_STATED PROBLEM_.
Your task is to retype, word for word, the lines from the start of the data through the line holding "0.5, 1, 1.5, 2];". Do not include the pictures.

_SUPPLIED MATERIAL_.
━━━━━━━━━━━━━━━━
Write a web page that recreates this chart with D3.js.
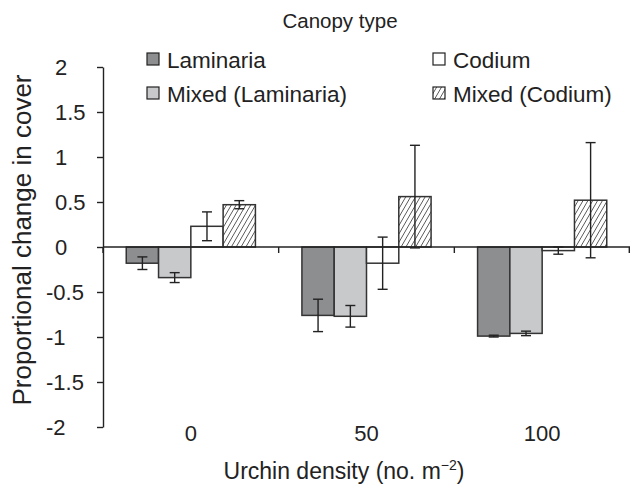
<!DOCTYPE html>
<html>
<head>
<meta charset="utf-8">
<script src="https://cdn.jsdelivr.net/npm/d3@7"></script>
<style>
  body { margin: 0; background: #fff; }
  svg { font-family: "Liberation Sans", Arial, sans-serif; }
</style>
</head>
<body>
<div id="chart"></div>
<script>
// data
let densities = ["0", "50", "100"];
let series = ["Laminaria", "Mixed (Laminaria)", "Codium", "Mixed (Codium)"];
let laminaria = [-0.18, -0.76, -0.99];
let mixedLaminaria = [-0.34, -0.77, -0.96];
let codium = [0.23, -0.18, -0.04];
let mixedCodium = [0.47, 0.56, 0.52];
let laminariaErr = [0.07, 0.18, 0.01];
let mixedLaminariaErr = [0.055, 0.12, 0.025];
let codiumErr = [0.16, 0.29, 0.04];
let mixedCodiumErr = [0.045, 0.57, 0.64];
let yTicks = [-2, -1.5, -1, -0.5, 0, 0.5, 1, 1.5, 2];

let width = 630, height = 489;
let margin = {left: 103, right: 0, top: 67, bottom: 62};

let means = [laminaria, mixedLaminaria, codium, mixedCodium];
let errs = [laminariaErr, mixedLaminariaErr, codiumErr, mixedCodiumErr];
let fills = {"Laminaria": "#8d8e90", "Mixed (Laminaria)": "#c8c9cb", "Codium": "#ffffff", "Mixed (Codium)": "url(#hatch)"};

let rows = [];
densities.forEach(function(d, i) {
    series.forEach(function(s, j) {
        rows.push({density: d, series: s, value: means[j][i], err: errs[j][i]});
    });
});

let svg = d3.select("#chart").append("svg")
    .attr("width", width)
    .attr("height", height);

// hatch for the mixed codium bars
let pat = svg.append("defs").append("pattern")
    .attr("id", "hatch")
    .attr("patternUnits", "userSpaceOnUse")
    .attr("width", 4.2).attr("height", 4.2)
    .attr("patternTransform", "rotate(30)");
pat.append("rect").attr("width", 4.2).attr("height", 4.2).attr("fill", "#fff");
pat.append("line").attr("x1", 0).attr("y1", 0).attr("x2", 0).attr("y2", 4.2)
    .attr("stroke", "#333").attr("stroke-width", 1.4);

let x = d3.scaleBand()
    .domain(densities)
    .range([margin.left, width - margin.right]);

let xInner = d3.scaleBand()
    .domain(series)
    .range([0, x.bandwidth()])
    .paddingOuter(0.72);

let y = d3.scaleLinear()
    .domain([-2, 2])
    .range([height - margin.bottom, margin.top]);

// bars
svg.append("g").selectAll("rect")
    .data(rows)
    .join("rect")
    .attr("x", d => x(d.density) + xInner(d.series))
    .attr("width", xInner.bandwidth())
    .attr("y", d => y(Math.max(0, d.value)))
    .attr("height", d => Math.abs(y(d.value) - y(0)))
    .attr("fill", d => fills[d.series])
    .attr("stroke", "#333")
    .attr("stroke-width", 1.5);

// error bars
let eb = svg.append("g").attr("stroke", "#222").attr("stroke-width", 1.4)
    .selectAll("g").data(rows).join("g")
    .attr("transform", d => "translate(" + (x(d.density) + xInner(d.series) + xInner.bandwidth() / 2) + ",0)");
eb.append("line")
    .attr("y1", d => y(d.value + d.err))
    .attr("y2", d => y(d.value - d.err));
eb.append("line").attr("x1", -5).attr("x2", 5)
    .attr("y1", d => y(d.value + d.err)).attr("y2", d => y(d.value + d.err));
eb.append("line").attr("x1", -5).attr("x2", 5)
    .attr("y1", d => y(d.value - d.err)).attr("y2", d => y(d.value - d.err));

// y axis
let yAxis = svg.append("g")
    .attr("transform", "translate(" + margin.left + ",0)")
    .call(d3.axisLeft(y).tickValues(yTicks).tickSize(6).tickSizeOuter(0)
        .tickFormat(d => d < 0 ? "-" + Math.abs(d) : d));
yAxis.select(".domain").attr("stroke", "#222").attr("stroke-width", 1.4);
yAxis.selectAll(".tick line").attr("stroke", "#222").attr("stroke-width", 1.4);
yAxis.selectAll(".tick text")
    .attr("text-anchor", "start")
    .attr("x", d => d < 0 ? -57 : -48)
    .attr("font-size", 22)
    .attr("fill", "#222");

// x axis along zero, ticks at the group boundaries
let xAxis = svg.append("g")
    .attr("transform", "translate(0," + y(0) + ")");
xAxis.append("line")
    .attr("x1", x.range()[0]).attr("x2", x.range()[1])
    .attr("stroke", "#222").attr("stroke-width", 1.4);
xAxis.selectAll(".bnd")
    .data(densities.map(d => x(d)).concat([x.range()[1] - 0.7]))
    .join("line")
    .attr("class", "bnd")
    .attr("x1", d => d).attr("x2", d => d)
    .attr("y1", 0).attr("y2", 6)
    .attr("stroke", "#222").attr("stroke-width", 1.4);

// category labels
svg.append("g").selectAll("text")
    .data(densities)
    .join("text")
    .attr("x", d => x(d) + x.bandwidth() / 2)
    .attr("y", 441)
    .attr("text-anchor", "middle")
    .attr("font-size", 22)
    .attr("fill", "#222")
    .text(d => d);

// axis titles
let xt = svg.append("text")
    .attr("x", 344)
    .attr("y", 479)
    .attr("text-anchor", "middle")
    .attr("font-size", 23)
    .attr("fill", "#222");
xt.append("tspan").text("Urchin density (no. m");
xt.append("tspan").attr("font-size", 14).attr("dy", -9).text("\u22122");
xt.append("tspan").attr("dy", 9).text(")");

svg.append("text")
    .attr("transform", "translate(31,240) rotate(-90)")
    .attr("text-anchor", "middle")
    .attr("font-size", 26)
    .attr("fill", "#222")
    .text("Proportional change in cover");

// legend
svg.append("text")
    .attr("x", 340)
    .attr("y", 28)
    .attr("text-anchor", "middle")
    .attr("font-size", 20.5)
    .attr("fill", "#222")
    .text("Canopy type");

let legendPos = {
    "Laminaria": [147, 67],
    "Codium": [433, 67],
    "Mixed (Laminaria)": [147, 101],
    "Mixed (Codium)": [433, 101]
};
let legend = svg.append("g").selectAll("g")
    .data(series)
    .join("g")
    .attr("transform", d => "translate(" + legendPos[d][0] + "," + legendPos[d][1] + ")");
legend.append("rect")
    .attr("x", 0).attr("y", -14)
    .attr("width", 12).attr("height", 12)
    .attr("fill", d => fills[d])
    .attr("stroke", "#222")
    .attr("stroke-width", 1.2);
legend.append("text")
    .attr("x", 20)
    .attr("y", 1)
    .attr("font-size", 22.5)
    .attr("fill", "#222")
    .text(d => d);
</script>
</body>
</html>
━━━━━━━━━━━━━━━━
_REPLY TO THE TASK_.
Write a web page that recreates this chart with D3.js.
<!DOCTYPE html>
<html>
<head>
<meta charset="utf-8">
<script src="https://cdn.jsdelivr.net/npm/d3@7"></script>
<style>
  body { margin: 0; background: #fff; }
  svg { font-family: "Liberation Sans", Arial, sans-serif; }
</style>
</head>
<body>
<div id="chart"></div>
<script>
// data
let densities = ["0", "50", "100"];
let series = ["Laminaria", "Mixed (Laminaria)", "Codium", "Mixed (Codium)"];
let laminaria = [-0.18, -0.76, -0.99];
let mixedLaminaria = [-0.34, -0.77, -0.96];
let codium = [0.23, -0.18, -0.04];
let mixedCodium = [0.47, 0.56, 0.52];
let laminariaErr = [0.07, 0.18, 0.01];
let mixedLaminariaErr = [0.055, 0.12, 0.025];
let codiumErr = [0.16, 0.29, 0.04];
let mixedCodiumErr = [0.045, 0.57, 0.64];
let yTicks = [-2, -1.5, -1, -0.5, 0, 0.5, 1, 1.5, 2];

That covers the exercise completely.